Отрываюсь и хрипло добавляю:
— За то, что целую без разрешения. Спокойно ночи, Лиза.
Быстро отстраняюсь и ухожу, ловя гулкие удары в груди.
Я ее верну.
Чего бы мне это ни стоило.
Вот только наряду с этой уверенностью появляется идиотская тревога.
Словно что-то не так идет. Будто отношения начинают сдвигаться с мертвой точки, но это лишь затишье перед бурей. Да, она вроде бы на поцелуй ответила, и черт возьми, я почувствовал, как ее сердце колотится.
Она ко мне еще что-то испытывает? Сможет ли когда-нибудь простить?
Не знаю, и от тоски внутри становится так паршиво, хоть волком вой.

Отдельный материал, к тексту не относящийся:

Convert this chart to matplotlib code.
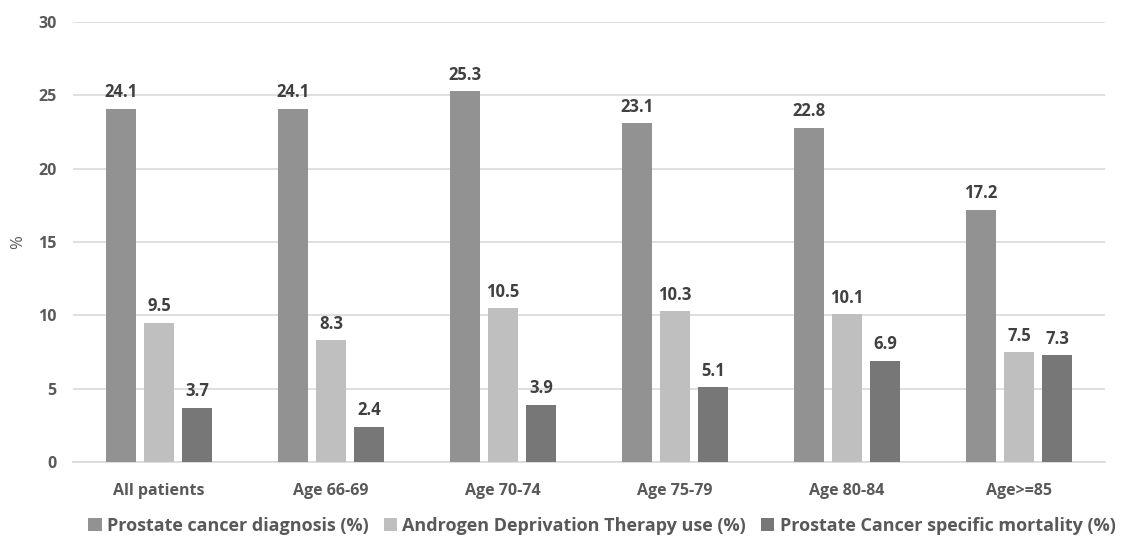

Не понимаю, это настоящее или прошлое врывается? Я подобное уже чувствовал?
Когда Лизу потерял в прошлый раз?
Поэтому она уехала?
В груди начинает колоть. По вискам долбит дико.
Спокойно, Соколовский.
Лиза на этот раз не сбежит.
Главное, окончательно не налажать.
Глава 38
Вадим
— Прости, что так рано вытянул, занят весь день, не обессудь, — ставлю кофе на столик, отпив глоток.
Сегодня много дел, и пришлось назначить встречу в кафе до начала рабочего дня. Сашка скоро уезжает, он тут и так проездом, поэтому пересечься не выходило.

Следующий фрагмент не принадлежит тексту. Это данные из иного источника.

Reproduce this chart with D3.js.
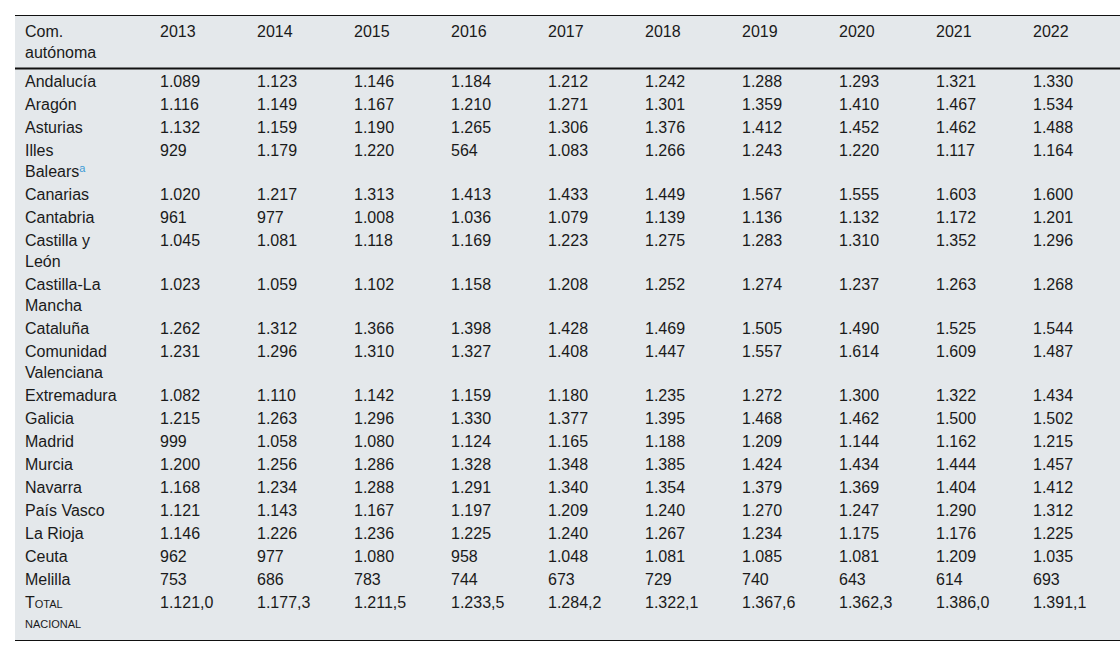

— Нормально все, — ухмыляется Палканов. — Так что ты хотел?
— Я три года назад тест у тебя в клинике делал, помнишь?
— Допустим, — прищуривается.
— Кто-то еще был в курсе этого? Могла ли просочиться информация?

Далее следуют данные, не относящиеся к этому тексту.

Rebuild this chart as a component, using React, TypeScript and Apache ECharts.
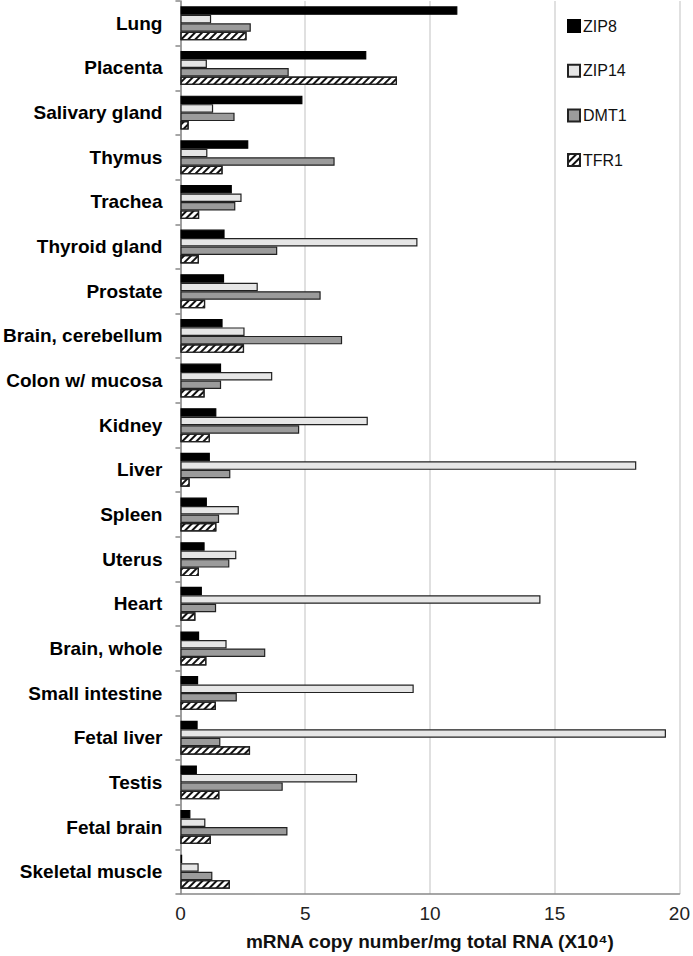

— Исключено, моя клиника не предоставляет доступ, кому попало.
Палканов смотрит пристально.
Гораздо проще было бы признаться, что я ни черта не помню и расспросить, что я еще говорил, как себя вел. Сашка вроде как мой друг, ему мне палки в колеса нахрена вставлять? К тому же, его клиника черт знает где, в городе он бывает крайне редко.
Я видел наши переписки, и судя по ним, обращался к другу, когда Феде нужно было обследование. Тесты Арины и Артема тоже сделал в его клинике. Значит, я ему доверял?
И все-таки что-то меня останавливает.
Палканов очень изменился с того момента, как я его помню. Это был такой правильный парень, и мечты были правильные. Учеба, работа, зубрил предметы. Он учился хорошо, на медицинском, и насколько помню, после окончания учебы, собирался жениться. У него девушка была, но он не знакомил нас.
Интересно, сложилось ли у них?
Хочется его о многом расспросить, но взгляд у Сашки внимательный.
Он ведь не может знать, что я не помню ни черта. Тогда почему так осторожно отвечает на вопросы?
Разговор явно не клеился, не особо похож наш диалог на встречу давних приятелей. А еще я видел бумаги на строительство нового корпуса, и из переписки выходило, мы обсуждали с Сашей детали. Но незадолго до аварии, переписка прекратилась.
Логично бы было предположить, что обсуждение перешло в очную форму, но и в офисе бумаг я не обнаружил.
— Слушай, — говорю, уже поднимаясь с места, мы пожимаем руки. — По поводу стройки литеры «Д», проект заморожен… — говорю, наблюдая за реакцией.
— Да, остановили дело.
— Мы вроде говорили о переносе.
— Точно. Перенесли. Не так выразился.
— Лиза вам проект еще делала, понравился? Может, возобновим?
— Возобновим, — улыбается искусственно мой друг. На лице растерянность. Ну надо же.
— Созвонимся тогда.
Я прощаюсь и иду на парковку.
Отъезжаю от кафе, бросая взгляд на кафе. Палканов так и сидит у окна, и сейчас кому-то звонит. А я трогаюсь с места и набираю скорость.
Никакого проекта Лиза Палканову делать не могла. Она еще не работала. И все, что я ему говорил, было чистой импровизацией. А Александр мне подыгрывал.
На его месте было бы логично задать вопрос: «Что за бред ты несешь, дружище?»
Тогда почему он промычал, когда надо бы возразить?
Уж не потому ли, что… черт! Он знает, что я потерял память. Знает!
И по каким-то причинам говорить мне об этом не спешит.
Видимо, мы больше никакие не друзья.
Я стучу пальцами по рулю. Охренеть ситуация.
Что могло произойти за тот короткий период, с момента, когда я Федю ему на обследование привозил до аварии? И… почему тест на отцовство Феди я делал в других клиниках, а Лизкиных детей я проверял у Палканова?